A group of pharmacists appealed to the U.S. Supreme Court in an attempt to receive religious liberty protection from a Washington state law mandating that they sell drugs that could cause an abortion.
Ralph's Thriftway, Rhonda Mesler, and Margo Thelen have argued in a writ of certiorari filed Monday that a Washington law removing conscience protections for pharmacists violates their religious freedom.
"Governments may not pass laws that target religious conduct for negative treatment while exempting the same conduct when done for nonreligious reasons," reads the writ of certiorari.
"When a pharmacy chooses not to sell a drug, it is commonplace to refer a customer to a nearby pharmacy. Such referrals — including referrals for reasons of conscience — are expressly approved by the American Pharmacists Association and have long been legal in all fifty states."
In 2007, the Washington Pharmacy Quality Assurance Commission unanimously adopted two administrative rules, the "Pharmacist Responsibility Rule" and the "Delivery Rule."
The "Responsibility Rule" stated that a pharmacy cannot refuse to provide "lawful prescriptions," but did provide a religious exemption for pharmacies and pharmacists.
In contrast, the "Delivery Rule" lacked any exemption for religious or moral objections to providing "lawful prescriptions," including emergency contraceptives that could be abortion-inducing.
Ralph's Thriftway, along with two pharmacists, filed a lawsuit against the Commission in 2007 arguing that the rules violated their religious freedom.
U.S. District Judge Ronald Leighton presided over the case, granting the plaintiffs a preliminary injunction from the new rules. The injunction was later overruled by the Ninth Circuit.
In February of 2012 Leighton ruled in favor of the pharmacists, arguing that the Commission's rules were "in practice unconstitutional."
Last July, a three-judge panel of the Ninth Circuit Court of Appeals overturned the lower court decision, arguing that the plaintiffs must provide the contraceptive services.
Arguments were heard in November of 2014 before judges Susan P. Graber, Richard R. Clifton, and Mary H. Murguia, with Graber authoring the opinion.
"The rules permit pharmacies to deny delivery for certain business reasons, such as fraudulent prescriptions or a customer's inability to pay. The rules also permit a religiously objecting individual pharmacist to deny delivery, so long as another pharmacist working for the pharmacy provides timely delivery," wrote Graber.

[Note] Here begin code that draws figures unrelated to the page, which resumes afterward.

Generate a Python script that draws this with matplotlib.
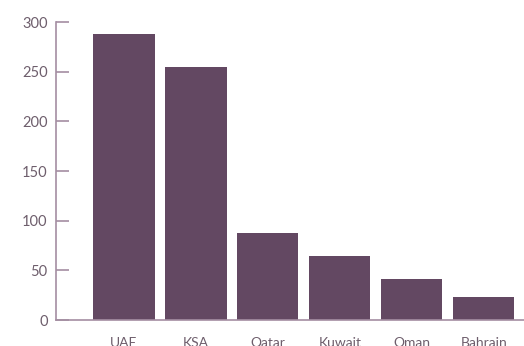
import matplotlib.pyplot as plt

# Объёмы по странам Персидского залива
countries = ['UAE', 'KSA', 'Qatar', 'Kuwait', 'Oman', 'Bahrain']
values = [288, 255, 88, 65, 41, 23]

bar_color = '#634862'
axis_color = '#a48ea2'
text_color = '#6e5e6c'

plt.rcParams['font.family'] = ['Lato', 'DejaVu Sans']

fig = plt.figure(figsize=(5.24, 3.46), dpi=100)
ax = fig.add_axes([0.107, 0.075, 0.893, 0.861])

x = range(len(countries))
ax.bar(x, values, width=0.85, color=bar_color)

ax.set_xlim(-0.944, 5.56)
ax.set_ylim(0, 300)
ax.set_yticks([0, 50, 100, 150, 200, 250, 300])
ax.set_xticks(list(x))
ax.set_xticklabels(countries)

for side in ['top', 'right']:
    ax.spines[side].set_visible(False)
for side in ['left', 'bottom']:
    ax.spines[side].set_color(axis_color)
    ax.spines[side].set_linewidth(1.2)

ax.tick_params(axis='y', direction='in', length=9, width=1.2, color=axis_color,
               labelcolor=text_color, labelsize=10.5, pad=6)
ax.tick_params(axis='x', length=0, labelcolor=text_color, labelsize=10, pad=12.5)

fig.savefig('out.png', dpi=100)
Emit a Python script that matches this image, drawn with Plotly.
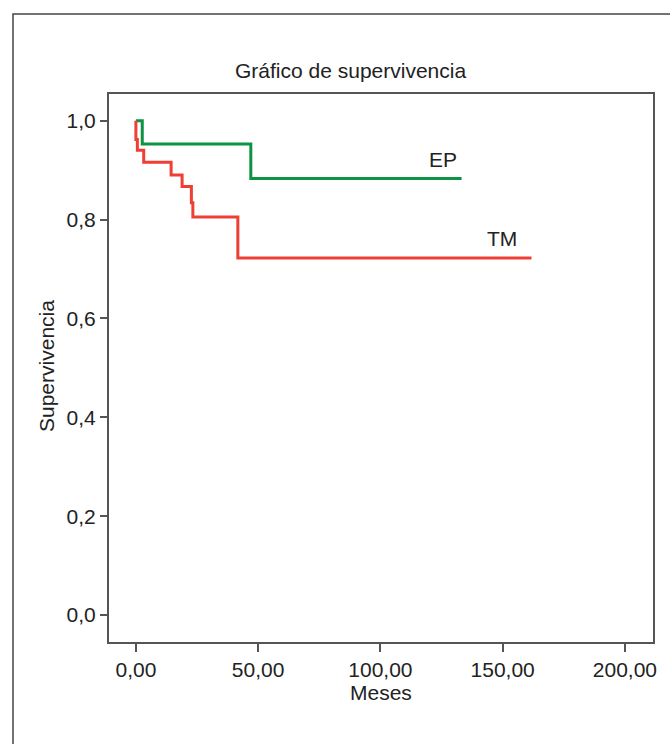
import plotly.graph_objects as go

# Data (Kaplan-Meier step curves)
ep_time = [0.0, 2.6, 47.0, 133.2]
ep_surv = [1.0, 0.953, 0.883, 0.883]

tm_time = [0.0, 0.0, 0.6, 3.2, 14.4, 18.9, 22.7, 23.3, 41.7, 161.8]
tm_surv = [1.0, 0.962, 0.940, 0.916, 0.890, 0.867, 0.834, 0.805, 0.722, 0.722]

x_tickvals = [0, 50, 100, 150, 200]
x_ticktext = ["0,00", "50,00", "100,00", "150,00", "200,00"]
y_tickvals = [0.0, 0.2, 0.4, 0.6, 0.8, 1.0]
y_ticktext = ["0,0", "0,2", "0,4", "0,6", "0,8", "1,0"]

series_labels = ["EP", "TM"]
label_pos = [(125.6, 0.921), (149.7, 0.761)]

W, H = 670, 744
ML, MR, MT, MB = 109, 17, 94, 102
FONT = "Liberation Sans, Arial, sans-serif"
FS = 21
TXT = "#222222"
AX = "#555555"

fig = go.Figure()
fig.add_trace(go.Scatter(x=ep_time, y=ep_surv, mode="lines", line_shape="hv",
                         line=dict(color="#0b9444", width=3), showlegend=False))
fig.add_trace(go.Scatter(x=tm_time, y=tm_surv, mode="lines", line_shape="hv",
                         line=dict(color="#ef3e33", width=3), showlegend=False))

for name, (lx, ly) in zip(series_labels, label_pos):
    fig.add_annotation(x=lx, y=ly, text=name, showarrow=False,
                       font=dict(family=FONT, size=FS, color=TXT))

pw = W - ML - MR
ph = H - MT - MB
def px_x(p):
    return (p - ML) / pw
def px_y(p):
    return (H - MB - p) / ph

# outer frame
fig.add_shape(type="rect", xref="paper", yref="paper",
              x0=px_x(13), x1=px_x(700), y0=px_y(14), y1=px_y(800),
              line=dict(color="#444444", width=1.5))

# title
fig.add_annotation(xref="paper", yref="paper", x=px_x(350), y=px_y(71),
                   text="Gráfico de supervivencia", showarrow=False,
                   xanchor="center", yanchor="middle",
                   font=dict(family=FONT, size=FS, color=TXT))
# axis titles
fig.add_annotation(xref="paper", yref="paper", x=px_x(381), y=px_y(692),
                   text="Meses", showarrow=False, xanchor="center", yanchor="middle",
                   font=dict(family=FONT, size=FS, color=TXT))
fig.add_annotation(xref="paper", yref="paper", x=px_x(46), y=px_y(366),
                   text="Supervivencia", showarrow=False, textangle=-90,
                   xanchor="center", yanchor="middle",
                   font=dict(family=FONT, size=FS, color=TXT))

fig.update_xaxes(range=[-11.0, 211.5], tickvals=x_tickvals, ticktext=x_ticktext,
                 showline=True, linecolor=AX, linewidth=2, mirror=True,
                 ticks="outside", ticklen=8, tickwidth=1.5, tickcolor=AX,
                 showgrid=False, zeroline=False,
                 tickfont=dict(family=FONT, size=FS, color=TXT))
fig.update_yaxes(range=[-0.0546, 1.054], tickvals=y_tickvals, ticktext=y_ticktext,
                 showline=True, linecolor=AX, linewidth=2, mirror=True,
                 ticks="outside", ticklen=7, tickwidth=1.5, tickcolor=AX,
                 showgrid=False, zeroline=False,
                 tickfont=dict(family=FONT, size=FS, color=TXT))

fig.update_layout(width=W, height=H, margin=dict(l=ML, r=MR, t=MT, b=MB),
                  paper_bgcolor="white", plot_bgcolor="white", showlegend=False)

fig.write_html("out.html")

"Because we conclude that the rules are neutral and generally applicable and that the rules rationally further the State's interest in patient safety, we reverse."
The pharmacists are being represented in part by the Washington, D.C.-based Becket Fund for Religious Liberty, which has overseen several similar cases.
Luke Goodrich, deputy general counsel of the Becket Fund, said in a statement that they were "optimistic" that the Supreme Court will take the case and strike down the law.
"No one should be forced out of her profession solely because of her religious beliefs … This law does nothing but punish people of faith," stated Goodrich.
"It is absurd to force a pharmacy to sell drugs against their conscience when there are over thirty pharmacies within five miles that already sell the exact same drugs."